- Records from a collection:
□ □ □ □ □
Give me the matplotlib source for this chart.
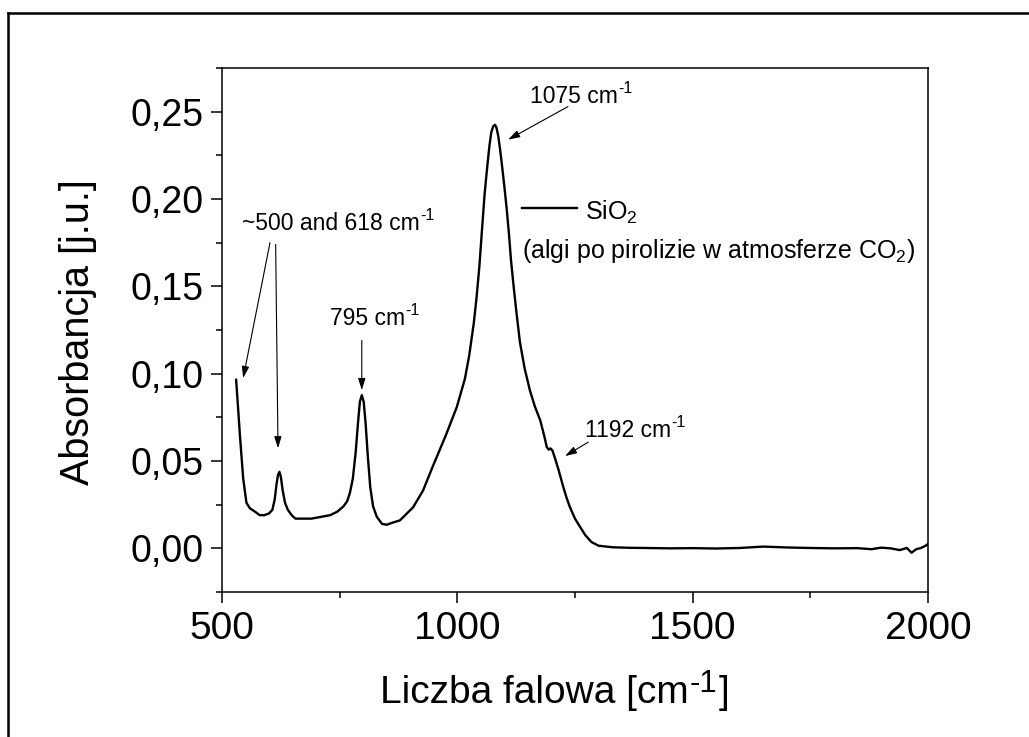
import matplotlib
matplotlib.use("Agg")
import matplotlib.pyplot as plt
from matplotlib.ticker import MultipleLocator, FuncFormatter
from matplotlib.lines import Line2D
from matplotlib.text import Annotation

plt.rcParams['font.family'] = ['Liberation Sans', 'DejaVu Sans']
plt.rcParams['mathtext.fontset'] = 'custom'
plt.rcParams['mathtext.rm'] = 'Liberation Sans'
plt.rcParams['mathtext.it'] = 'Liberation Sans'
plt.rcParams['mathtext.default'] = 'regular'

# ---- data ----
wavenumber = [530, 533, 538, 545, 552, 559, 570, 580, 590, 600, 607, 612, 616, 619,
              622, 625, 629, 634, 640, 648, 656, 670, 690, 710, 730, 745, 758, 766,
              772, 778, 784, 789, 793, 797, 801, 805, 810, 815, 821, 829, 840, 850,
              860, 878, 906, 927, 948, 976, 999, 1016, 1025, 1035, 1041, 1047, 1052,
              1058, 1063, 1068, 1072, 1076, 1080, 1083, 1087, 1091, 1095, 1100, 1105,
              1110, 1114, 1120, 1125, 1133, 1143, 1154, 1165, 1176, 1185, 1190, 1194,
              1198, 1202, 1207, 1215, 1225, 1232, 1239, 1250, 1261, 1272, 1285, 1300,
              1330, 1367, 1400, 1450, 1500, 1550, 1600, 1650, 1700, 1750, 1800, 1850,
              1880, 1900, 1920, 1940, 1955, 1965, 1975, 1985, 1995, 2000]
absorbance = [0.0965, 0.085, 0.065, 0.040, 0.026, 0.023, 0.021, 0.019, 0.019, 0.020,
              0.022, 0.028, 0.037, 0.042, 0.0438, 0.041, 0.033, 0.026, 0.022, 0.019,
              0.017, 0.017, 0.017, 0.018, 0.019, 0.021, 0.024, 0.027, 0.032, 0.040,
              0.055, 0.072, 0.084, 0.0877, 0.084, 0.072, 0.052, 0.035, 0.024, 0.018,
              0.014, 0.0135, 0.0145, 0.016, 0.0235, 0.033, 0.047, 0.065, 0.081, 0.097,
              0.110, 0.129, 0.144, 0.162, 0.181, 0.203, 0.217, 0.230, 0.238, 0.2415,
              0.2425, 0.241, 0.236, 0.228, 0.219, 0.207, 0.194, 0.179, 0.165, 0.149,
              0.1365, 0.118, 0.103, 0.0906, 0.081, 0.0734, 0.064, 0.058, 0.0565, 0.0572,
              0.056, 0.052, 0.045, 0.0352, 0.029, 0.0237, 0.017, 0.0122, 0.0075, 0.0036,
              0.0015, 0.0006, 0.0003, 0.0002, 0.0000, 0.0001, -0.0001, 0.0002, 0.0010,
              0.0005, 0.0002, 0.0000, 0.0001, -0.0005, 0.0004, 0.0000, -0.0010, 0.0002,
              -0.0025, -0.0005, 0.0002, 0.0015, 0.0025]

x_ticks = [500, 1000, 1500, 2000]
y_ticks = [0.00, 0.05, 0.10, 0.15, 0.20, 0.25]

W, H = 1029, 737
fig = plt.figure(figsize=(W / 100, H / 100), dpi=100)
ax = fig.add_axes([222 / W, 1 - 592 / H, (928 - 222) / W, (592 - 68) / H])

ax.plot(wavenumber, absorbance, color='black', lw=1.7, solid_joinstyle='round')

ax.set_xlim(500, 2000)
ax.set_ylim(-0.025, 0.275)
ax.set_xticks(x_ticks)
ax.set_yticks(y_ticks)
ax.xaxis.set_minor_locator(MultipleLocator(250))
ax.yaxis.set_minor_locator(MultipleLocator(0.025))
ax.yaxis.set_major_formatter(FuncFormatter(lambda v, p: f"{v:.2f}".replace('.', ',')))
ax.tick_params(which='major', direction='out', length=8, width=1.1, pad=5)
ax.tick_params(which='minor', direction='out', length=4.3, width=1.1)
ax.tick_params(axis='y', which='major', labelsize=27)
ax.tick_params(axis='x', which='major', labelsize=28, pad=6)
for s in ax.spines.values():
    s.set_linewidth(1.1)


def sup(main, text, fs, raise_frac=0.45, scale=0.7, dx=0.5):
    off = raise_frac * fs + 0.212 * fs * (1 - scale)
    return ax.annotate(text, xy=(1, 0), xycoords=main, xytext=(dx, off),
                       textcoords='offset points', fontsize=fs * scale,
                       va='bottom', ha='left')


def label_with_sup(x, y, main, fs):
    t = ax.text(x, y, main, fontsize=fs, va='baseline', ha='left')
    sup(t, '-1', fs)
    return t


# y label
fig.text(78 / W, 1 - 332 / H, 'Absorbancja [j.u.]', fontsize=28.5, rotation=90,
         ha='center', va='center')

# x label: "Liczba falowa [cm" + superscript "-1" + "]"
xl_fs = 28
xl = fig.text(380 / W, 1 - 703 / H, 'Liczba falowa [cm', fontsize=xl_fs,
              va='baseline', ha='left')
xl_raise = 0.30 * xl_fs
xs = fig.add_artist(Annotation(
    '-1', xy=(1, 0), xycoords=xl, xytext=(0.5, xl_raise),
    textcoords='offset points', fontsize=xl_fs * 0.8, va='bottom', ha='left'))
fig.add_artist(Annotation(
    ']', xy=(1, 0), xycoords=xs, xytext=(1.0, -xl_raise),
    textcoords='offset points', fontsize=xl_fs, va='bottom', ha='left'))

fs = 16.5
arrow = dict(arrowstyle='-|>,head_length=0.7,head_width=0.22', color='black', lw=0.8,
             shrinkA=0, shrinkB=0)

label_with_sup(1154, 0.2552, '1075 cm', fs)
ax.annotate('', xy=(1108, 0.234), xytext=(1235, 0.2529), arrowprops=arrow)

label_with_sup(542, 0.1823, '~500 and 618 cm', fs)
ax.annotate('', xy=(545, 0.0975), xytext=(602, 0.175), arrowprops=arrow)
ax.annotate('', xy=(619, 0.0573), xytext=(614, 0.174), arrowprops=arrow)

label_with_sup(729, 0.1279, '795 cm', fs)
ax.annotate('', xy=(797, 0.0906), xytext=(797, 0.119), arrowprops=arrow)

label_with_sup(1271, 0.0636, '1192 cm', fs)
ax.annotate('', xy=(1229, 0.0528), xytext=(1278, 0.0608), arrowprops=arrow)

lg_fs = 18
ax.plot([1137, 1254], [0.195, 0.195], color='black', lw=1.7)
ax.text(1271, 0.188, r'SiO$_2$', fontsize=lg_fs, va='baseline', ha='left')
ax.text(1137, 0.1663, r'(algi po pirolizie w atmosferze CO$_2$)', fontsize=lg_fs,
        va='baseline', ha='left')

# outer frame (top and left edges visible)
fig.add_artist(Line2D([8 / W, 1.02], [1 - 13 / H, 1 - 13 / H], color='black', lw=1.8,
                      transform=fig.transFigure))
fig.add_artist(Line2D([8 / W, 8 / W], [1 - 13 / H, -0.02], color='black', lw=1.8,
                      transform=fig.transFigure))

fig.savefig('out.png', dpi=100)
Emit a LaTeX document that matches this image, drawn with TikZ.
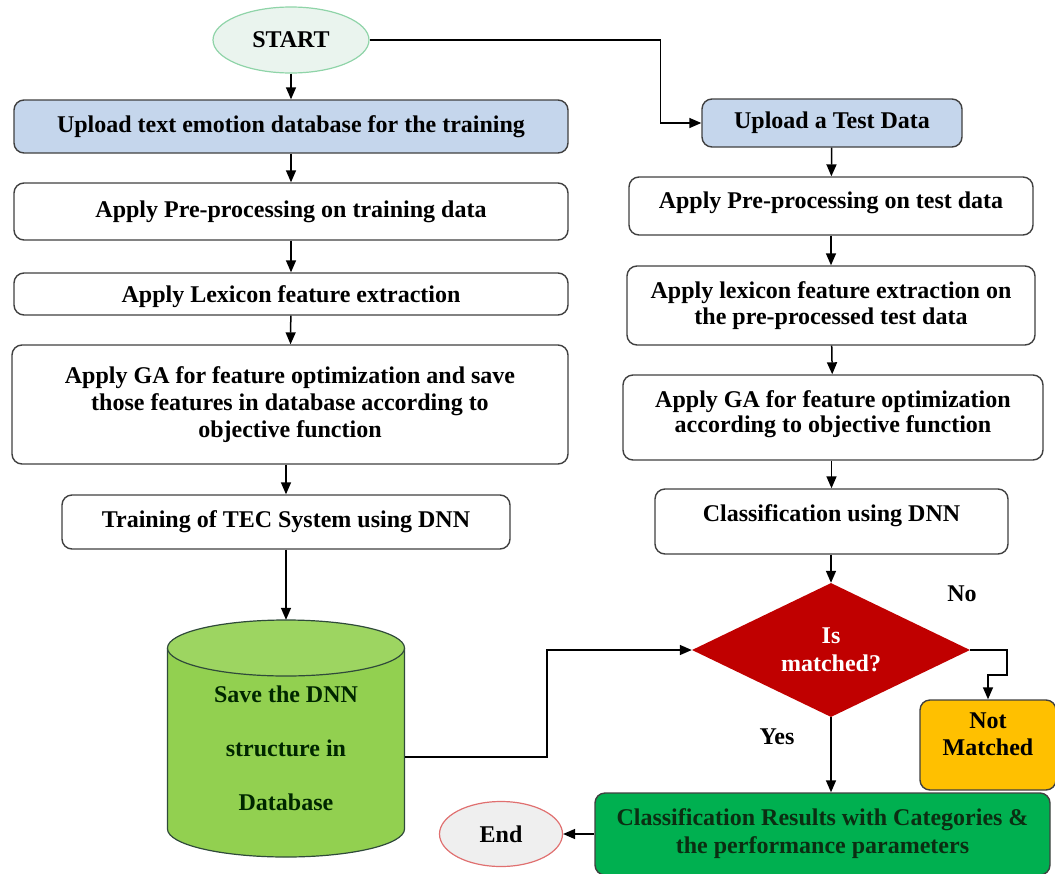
\documentclass[tikz,border=0pt]{standalone}
\usepackage{fontspec}
\setmainfont{Liberation Serif}
\usetikzlibrary{arrows.meta,shapes.geometric,calc}

\definecolor{startfill}{HTML}{EAF4EE}
\definecolor{startline}{HTML}{8FD4A8}
\definecolor{bluefill}{HTML}{C5D6EC}
\definecolor{boxline}{HTML}{404040}
\definecolor{dbfill}{HTML}{92D050}
\definecolor{dbtop}{HTML}{9DD561}
\definecolor{dbline}{HTML}{2F4A3A}
\definecolor{decfill}{HTML}{C00000}
\definecolor{warnfill}{HTML}{FFC000}
\definecolor{okfill}{HTML}{00B050}
\definecolor{oktext}{HTML}{0B2E12}
\definecolor{endfill}{HTML}{EFEFEF}
\definecolor{endline}{HTML}{E07070}

\newcommand{\lift}[2]{\raisebox{#1}[\height][\depth]{#2}}

\tikzset{
  every node/.style={font=\bfseries\fontsize{24}{26}\selectfont, align=center, inner sep=0pt},
  procbox/.style={draw=boxline, line width=1.4pt, rounded corners=10pt, fill=white},
  inbox/.style={procbox, fill=bluefill},
  terminal/.style={ellipse, line width=1.2pt},
  arr/.style={line width=1.5pt, -{Triangle[length=12pt,width=10pt]}},
}

\begin{document}
\begin{tikzpicture}[x=1pt,y=-1pt]
\useasboundingbox (0,0) rectangle (1055,873);

% start / end terminals
\node[terminal, draw=startline, fill=startfill, minimum width=156, minimum height=66] (start) at (291,40) {START};
\node[terminal, draw=endline, fill=endfill, minimum width=123, minimum height=65] (finish) at (501,834) {End};

% training branch
\node[inbox, minimum width=554, minimum height=53] (l1) at (291,126.5) {Upload text emotion database for the training};
\node[procbox, minimum width=554, minimum height=57] (l2) at (291,211.5) {Apply Pre-processing on training data};
\node[procbox, minimum width=554, minimum height=42] (l3) at (291,294) {\lift{-3pt}{Apply Lexicon feature extraction}};
\node[procbox, minimum width=556, minimum height=119, font=\bfseries\fontsize{24}{27}\selectfont] (l4) at (290,404.5) {Apply GA for feature optimization and save\\ those features in database according to\\ objective function};
\node[procbox, minimum width=448, minimum height=54] (l5) at (286,522) {Training of TEC System using DNN};

% database cylinder
\fill[dbfill] (167.5,648) -- (167.5,829) arc[start angle=180, end angle=0, x radius=118.5, y radius=28] -- (404.5,648) -- cycle;
\draw[dbline, line width=1.2pt] (167.5,648) -- (167.5,829) arc[start angle=180, end angle=0, x radius=118.5, y radius=28] -- (404.5,648);
\draw[dbline, line width=1.2pt, fill=dbtop] (286,648) ellipse [x radius=118.5, y radius=28];
\node[minimum width=237, minimum height=237] (db) at (286,738.5) {};
\node[text=black!85!green, font=\bfseries\fontsize{24}{54}\selectfont] (dbtext) at (286,748) {Save the DNN\\ structure in\\ Database};

% test branch
\node[inbox, minimum width=260, minimum height=48] (r1) at (832,123) {Upload a Test Data};
\node[procbox, minimum width=404, minimum height=58] (r2) at (831,206) {\lift{3pt}{Apply Pre-processing on test data}};
\node[procbox, minimum width=408, minimum height=79] (r3) at (831,305.5) {Apply lexicon feature extraction on\\ the pre-processed test data};
\node[procbox, minimum width=420, minimum height=85, font=\bfseries\fontsize{24}{25}\selectfont] (r4) at (833,417.5) {\lift{3pt}{\begin{tabular}{@{}c@{}}Apply GA for feature optimization\\ according to objective function\end{tabular}}};
\node[procbox, minimum width=353, minimum height=65] (r5) at (831.5,521.5) {\lift{6pt}{Classification using DNN}};

% decision and outcomes
\node[diamond, aspect=2, fill=decfill, text=white, minimum width=278, minimum height=134, font=\bfseries\fontsize{24}{28}\selectfont] (dec) at (831,650) {Is\\ matched?};
\node[procbox, fill=warnfill, minimum width=136, minimum height=90, font=\bfseries\fontsize{24}{27}\selectfont] (nm) at (988,745) {\lift{8pt}{\begin{tabular}{@{}c@{}}Not\\ Matched\end{tabular}}};
\node[procbox, fill=okfill, text=oktext, minimum width=455, minimum height=82, font=\bfseries\fontsize{24}{28}\selectfont] (res) at (822.5,834) {Classification Results with Categories \&\\ the performance parameters};

\node (nolbl) at (962,594) {No};
\node (yeslbl) at (777,737) {Yes};

% connectors
\draw[arr] (start) -- (l1);
\draw[arr] (l1) -- (l2);
\draw[arr] (l2) -- (l3);
\draw[arr] (l3) -- (l4);
\draw[arr] (l4.south -| l5.north) -- (l5);
\draw[arr] (l5.south) -- (db.north);

\draw[arr] (start.east) -| ($(r1.west)+(-41,0)$) -- (r1.west);
\draw[arr] (r1) -- (r2);
\draw[arr] (r2) -- (r3);
\draw[arr] (r3) -- (r4);
\draw[arr] (r4.south -| r5.north) -- (r5);
\draw[arr] (r5.south -| dec.north) -- (dec.north);

\draw[arr] ($(db.east)+(0,18.5)$) -| ($(dec.west)+(-145,0)$) -- (dec.west);
\draw[arr] (dec.east) -- ++(37,0) -- ++(0,25) -| (nm.north);
\draw[arr] (dec.south) -- (res.north -| dec.south);
\draw[arr] (res.west) -- (finish.east);
\end{tikzpicture}
\end{document}
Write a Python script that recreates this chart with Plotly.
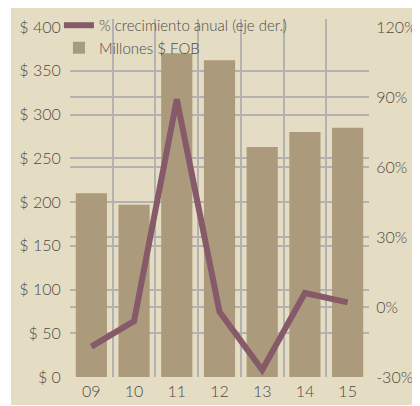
□ □ □ □ □
- Exercise objective: Give only the number of lines in the records that include the word "chart".

- Response to the exercise: 2